* _Stored items from a collection_:
Start

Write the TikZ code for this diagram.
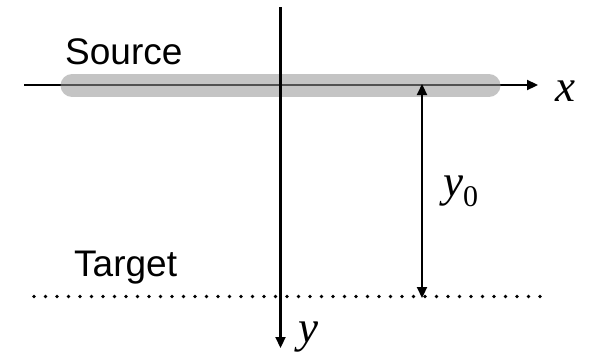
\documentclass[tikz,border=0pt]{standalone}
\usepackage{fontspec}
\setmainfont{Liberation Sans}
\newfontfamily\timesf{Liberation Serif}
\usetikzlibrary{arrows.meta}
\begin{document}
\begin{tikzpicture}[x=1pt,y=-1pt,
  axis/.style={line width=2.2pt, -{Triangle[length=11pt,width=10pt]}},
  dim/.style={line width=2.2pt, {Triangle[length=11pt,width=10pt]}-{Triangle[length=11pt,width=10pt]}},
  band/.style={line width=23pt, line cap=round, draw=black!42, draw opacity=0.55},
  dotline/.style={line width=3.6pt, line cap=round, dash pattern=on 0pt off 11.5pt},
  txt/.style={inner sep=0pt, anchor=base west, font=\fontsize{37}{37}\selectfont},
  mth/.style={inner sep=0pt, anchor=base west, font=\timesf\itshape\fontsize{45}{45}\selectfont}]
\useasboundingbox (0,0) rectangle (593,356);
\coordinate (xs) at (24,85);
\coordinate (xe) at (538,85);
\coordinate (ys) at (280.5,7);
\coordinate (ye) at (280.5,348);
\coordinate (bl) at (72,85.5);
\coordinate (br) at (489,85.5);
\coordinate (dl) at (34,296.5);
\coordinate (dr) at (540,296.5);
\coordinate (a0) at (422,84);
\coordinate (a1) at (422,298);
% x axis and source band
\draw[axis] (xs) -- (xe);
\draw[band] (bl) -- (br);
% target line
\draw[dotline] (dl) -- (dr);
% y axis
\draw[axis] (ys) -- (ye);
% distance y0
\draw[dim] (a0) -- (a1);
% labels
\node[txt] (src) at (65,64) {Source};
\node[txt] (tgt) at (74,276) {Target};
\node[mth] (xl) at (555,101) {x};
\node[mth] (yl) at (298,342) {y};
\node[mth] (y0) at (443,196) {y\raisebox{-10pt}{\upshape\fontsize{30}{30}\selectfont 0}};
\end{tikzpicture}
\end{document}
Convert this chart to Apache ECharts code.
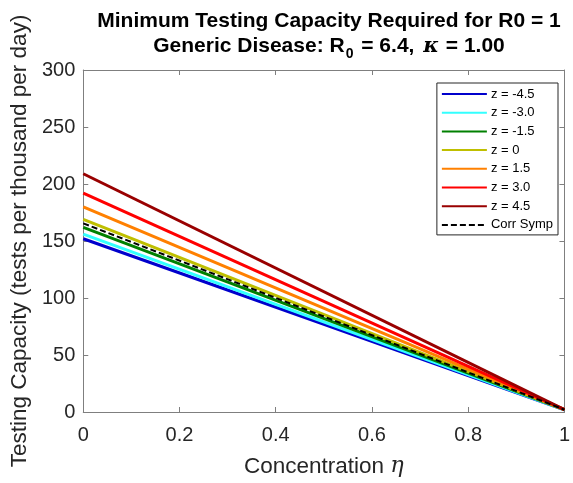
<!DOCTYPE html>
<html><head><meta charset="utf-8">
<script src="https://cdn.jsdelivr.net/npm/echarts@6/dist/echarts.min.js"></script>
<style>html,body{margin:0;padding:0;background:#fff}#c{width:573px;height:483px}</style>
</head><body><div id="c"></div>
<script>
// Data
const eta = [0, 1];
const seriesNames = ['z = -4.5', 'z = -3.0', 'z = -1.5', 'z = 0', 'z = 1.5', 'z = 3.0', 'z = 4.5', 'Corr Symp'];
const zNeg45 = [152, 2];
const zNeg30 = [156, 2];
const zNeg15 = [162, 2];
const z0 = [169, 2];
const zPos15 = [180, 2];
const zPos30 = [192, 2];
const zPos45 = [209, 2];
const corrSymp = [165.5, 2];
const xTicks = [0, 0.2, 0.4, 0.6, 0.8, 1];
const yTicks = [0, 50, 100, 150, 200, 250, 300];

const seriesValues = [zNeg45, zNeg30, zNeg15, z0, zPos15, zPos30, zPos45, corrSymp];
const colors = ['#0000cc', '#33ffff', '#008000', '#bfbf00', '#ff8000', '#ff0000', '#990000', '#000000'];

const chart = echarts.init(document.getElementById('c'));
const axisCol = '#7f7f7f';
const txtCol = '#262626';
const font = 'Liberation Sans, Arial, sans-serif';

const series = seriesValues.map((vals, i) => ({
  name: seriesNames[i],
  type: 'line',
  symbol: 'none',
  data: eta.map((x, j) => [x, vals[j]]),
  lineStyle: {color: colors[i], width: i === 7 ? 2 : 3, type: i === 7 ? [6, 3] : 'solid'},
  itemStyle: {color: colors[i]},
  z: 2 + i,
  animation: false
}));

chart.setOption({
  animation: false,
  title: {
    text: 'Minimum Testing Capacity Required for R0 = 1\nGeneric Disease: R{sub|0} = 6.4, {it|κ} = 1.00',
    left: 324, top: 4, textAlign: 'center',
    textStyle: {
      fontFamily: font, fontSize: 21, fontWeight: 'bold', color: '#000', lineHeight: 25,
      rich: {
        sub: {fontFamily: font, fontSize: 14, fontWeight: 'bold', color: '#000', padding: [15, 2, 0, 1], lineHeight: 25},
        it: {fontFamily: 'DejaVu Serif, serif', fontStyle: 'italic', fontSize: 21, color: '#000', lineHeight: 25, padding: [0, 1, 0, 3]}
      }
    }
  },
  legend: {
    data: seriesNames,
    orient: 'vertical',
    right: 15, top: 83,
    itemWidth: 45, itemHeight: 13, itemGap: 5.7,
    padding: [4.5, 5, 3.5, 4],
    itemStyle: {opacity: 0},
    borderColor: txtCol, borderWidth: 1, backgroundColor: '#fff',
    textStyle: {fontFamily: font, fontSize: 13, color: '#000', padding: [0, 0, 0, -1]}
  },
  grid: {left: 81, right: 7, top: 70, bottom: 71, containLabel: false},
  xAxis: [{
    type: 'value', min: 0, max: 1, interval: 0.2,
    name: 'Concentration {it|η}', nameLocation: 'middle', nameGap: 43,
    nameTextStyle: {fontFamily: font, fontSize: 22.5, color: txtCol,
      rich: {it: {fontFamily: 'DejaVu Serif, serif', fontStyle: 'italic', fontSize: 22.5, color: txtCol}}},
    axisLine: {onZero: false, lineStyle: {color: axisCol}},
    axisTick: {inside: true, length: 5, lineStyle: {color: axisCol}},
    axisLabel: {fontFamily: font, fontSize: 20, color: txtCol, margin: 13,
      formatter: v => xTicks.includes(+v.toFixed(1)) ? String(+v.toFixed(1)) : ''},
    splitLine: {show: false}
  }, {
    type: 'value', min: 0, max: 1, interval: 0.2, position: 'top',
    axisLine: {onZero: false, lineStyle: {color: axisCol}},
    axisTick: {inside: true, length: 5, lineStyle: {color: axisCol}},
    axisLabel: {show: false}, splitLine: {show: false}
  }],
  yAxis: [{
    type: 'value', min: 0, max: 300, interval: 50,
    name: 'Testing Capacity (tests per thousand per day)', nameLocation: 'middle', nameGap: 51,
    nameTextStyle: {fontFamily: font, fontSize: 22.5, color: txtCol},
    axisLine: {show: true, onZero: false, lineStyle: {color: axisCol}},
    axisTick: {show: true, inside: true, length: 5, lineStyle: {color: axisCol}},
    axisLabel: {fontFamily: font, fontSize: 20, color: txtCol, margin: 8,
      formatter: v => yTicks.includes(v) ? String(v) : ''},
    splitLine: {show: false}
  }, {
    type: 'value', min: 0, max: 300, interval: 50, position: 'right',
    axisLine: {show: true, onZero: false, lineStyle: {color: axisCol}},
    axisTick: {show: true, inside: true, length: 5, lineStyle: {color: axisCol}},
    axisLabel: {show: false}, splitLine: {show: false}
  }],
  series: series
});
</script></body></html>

End

* _TASK PROMPT_:
Extract the full listing above verbatim; pictures are to be left out of the copy.

* _OUTPUT BELOW_:
Write the TikZ code for this diagram.
\documentclass[tikz,border=0pt]{standalone}
\usepackage{fontspec}
\setmainfont{Liberation Sans}
\newfontfamily\timesf{Liberation Serif}
\usetikzlibrary{arrows.meta}
\begin{document}
\begin{tikzpicture}[x=1pt,y=-1pt,
  axis/.style={line width=2.2pt, -{Triangle[length=11pt,width=10pt]}},
  dim/.style={line width=2.2pt, {Triangle[length=11pt,width=10pt]}-{Triangle[length=11pt,width=10pt]}},
  band/.style={line width=23pt, line cap=round, draw=black!42, draw opacity=0.55},
  dotline/.style={line width=3.6pt, line cap=round, dash pattern=on 0pt off 11.5pt},
  txt/.style={inner sep=0pt, anchor=base west, font=\fontsize{37}{37}\selectfont},
  mth/.style={inner sep=0pt, anchor=base west, font=\timesf\itshape\fontsize{45}{45}\selectfont}]
\useasboundingbox (0,0) rectangle (593,356);
\coordinate (xs) at (24,85);
\coordinate (xe) at (538,85);
\coordinate (ys) at (280.5,7);
\coordinate (ye) at (280.5,348);
\coordinate (bl) at (72,85.5);
\coordinate (br) at (489,85.5);
\coordinate (dl) at (34,296.5);
\coordinate (dr) at (540,296.5);
\coordinate (a0) at (422,84);
\coordinate (a1) at (422,298);
% x axis and source band
\draw[axis] (xs) -- (xe);
\draw[band] (bl) -- (br);
% target line
\draw[dotline] (dl) -- (dr);
% y axis
\draw[axis] (ys) -- (ye);
% distance y0
\draw[dim] (a0) -- (a1);
% labels
\node[txt] (src) at (65,64) {Source};
\node[txt] (tgt) at (74,276) {Target};
\node[mth] (xl) at (555,101) {x};
\node[mth] (yl) at (298,342) {y};
\node[mth] (y0) at (443,196) {y\raisebox{-10pt}{\upshape\fontsize{30}{30}\selectfont 0}};
\end{tikzpicture}
\end{document}
Convert this chart to Apache ECharts code.
<!DOCTYPE html>
<html><head><meta charset="utf-8">
<script src="https://cdn.jsdelivr.net/npm/echarts@6/dist/echarts.min.js"></script>
<style>html,body{margin:0;padding:0;background:#fff}#c{width:573px;height:483px}</style>
</head><body><div id="c"></div>
<script>
// Data
const eta = [0, 1];
const seriesNames = ['z = -4.5', 'z = -3.0', 'z = -1.5', 'z = 0', 'z = 1.5', 'z = 3.0', 'z = 4.5', 'Corr Symp'];
const zNeg45 = [152, 2];
const zNeg30 = [156, 2];
const zNeg15 = [162, 2];
const z0 = [169, 2];
const zPos15 = [180, 2];
const zPos30 = [192, 2];
const zPos45 = [209, 2];
const corrSymp = [165.5, 2];
const xTicks = [0, 0.2, 0.4, 0.6, 0.8, 1];
const yTicks = [0, 50, 100, 150, 200, 250, 300];

const seriesValues = [zNeg45, zNeg30, zNeg15, z0, zPos15, zPos30, zPos45, corrSymp];
const colors = ['#0000cc', '#33ffff', '#008000', '#bfbf00', '#ff8000', '#ff0000', '#990000', '#000000'];

const chart = echarts.init(document.getElementById('c'));
const axisCol = '#7f7f7f';
const txtCol = '#262626';
const font = 'Liberation Sans, Arial, sans-serif';

const series = seriesValues.map((vals, i) => ({
  name: seriesNames[i],
  type: 'line',
  symbol: 'none',
  data: eta.map((x, j) => [x, vals[j]]),
  lineStyle: {color: colors[i], width: i === 7 ? 2 : 3, type: i === 7 ? [6, 3] : 'solid'},
  itemStyle: {color: colors[i]},
  z: 2 + i,
  animation: false
}));

chart.setOption({
  animation: false,
  title: {
    text: 'Minimum Testing Capacity Required for R0 = 1\nGeneric Disease: R{sub|0} = 6.4, {it|κ} = 1.00',
    left: 324, top: 4, textAlign: 'center',
    textStyle: {
      fontFamily: font, fontSize: 21, fontWeight: 'bold', color: '#000', lineHeight: 25,
      rich: {
        sub: {fontFamily: font, fontSize: 14, fontWeight: 'bold', color: '#000', padding: [15, 2, 0, 1], lineHeight: 25},
        it: {fontFamily: 'DejaVu Serif, serif', fontStyle: 'italic', fontSize: 21, color: '#000', lineHeight: 25, padding: [0, 1, 0, 3]}
      }
    }
  },
  legend: {
    data: seriesNames,
    orient: 'vertical',
    right: 15, top: 83,
    itemWidth: 45, itemHeight: 13, itemGap: 5.7,
    padding: [4.5, 5, 3.5, 4],
    itemStyle: {opacity: 0},
    borderColor: txtCol, borderWidth: 1, backgroundColor: '#fff',
    textStyle: {fontFamily: font, fontSize: 13, color: '#000', padding: [0, 0, 0, -1]}
  },
  grid: {left: 81, right: 7, top: 70, bottom: 71, containLabel: false},
  xAxis: [{
    type: 'value', min: 0, max: 1, interval: 0.2,
    name: 'Concentration {it|η}', nameLocation: 'middle', nameGap: 43,
    nameTextStyle: {fontFamily: font, fontSize: 22.5, color: txtCol,
      rich: {it: {fontFamily: 'DejaVu Serif, serif', fontStyle: 'italic', fontSize: 22.5, color: txtCol}}},
    axisLine: {onZero: false, lineStyle: {color: axisCol}},
    axisTick: {inside: true, length: 5, lineStyle: {color: axisCol}},
    axisLabel: {fontFamily: font, fontSize: 20, color: txtCol, margin: 13,
      formatter: v => xTicks.includes(+v.toFixed(1)) ? String(+v.toFixed(1)) : ''},
    splitLine: {show: false}
  }, {
    type: 'value', min: 0, max: 1, interval: 0.2, position: 'top',
    axisLine: {onZero: false, lineStyle: {color: axisCol}},
    axisTick: {inside: true, length: 5, lineStyle: {color: axisCol}},
    axisLabel: {show: false}, splitLine: {show: false}
  }],
  yAxis: [{
    type: 'value', min: 0, max: 300, interval: 50,
    name: 'Testing Capacity (tests per thousand per day)', nameLocation: 'middle', nameGap: 51,
    nameTextStyle: {fontFamily: font, fontSize: 22.5, color: txtCol},
    axisLine: {show: true, onZero: false, lineStyle: {color: axisCol}},
    axisTick: {show: true, inside: true, length: 5, lineStyle: {color: axisCol}},
    axisLabel: {fontFamily: font, fontSize: 20, color: txtCol, margin: 8,
      formatter: v => yTicks.includes(v) ? String(v) : ''},
    splitLine: {show: false}
  }, {
    type: 'value', min: 0, max: 300, interval: 50, position: 'right',
    axisLine: {show: true, onZero: false, lineStyle: {color: axisCol}},
    axisTick: {show: true, inside: true, length: 5, lineStyle: {color: axisCol}},
    axisLabel: {show: false}, splitLine: {show: false}
  }],
  series: series
});
</script></body></html>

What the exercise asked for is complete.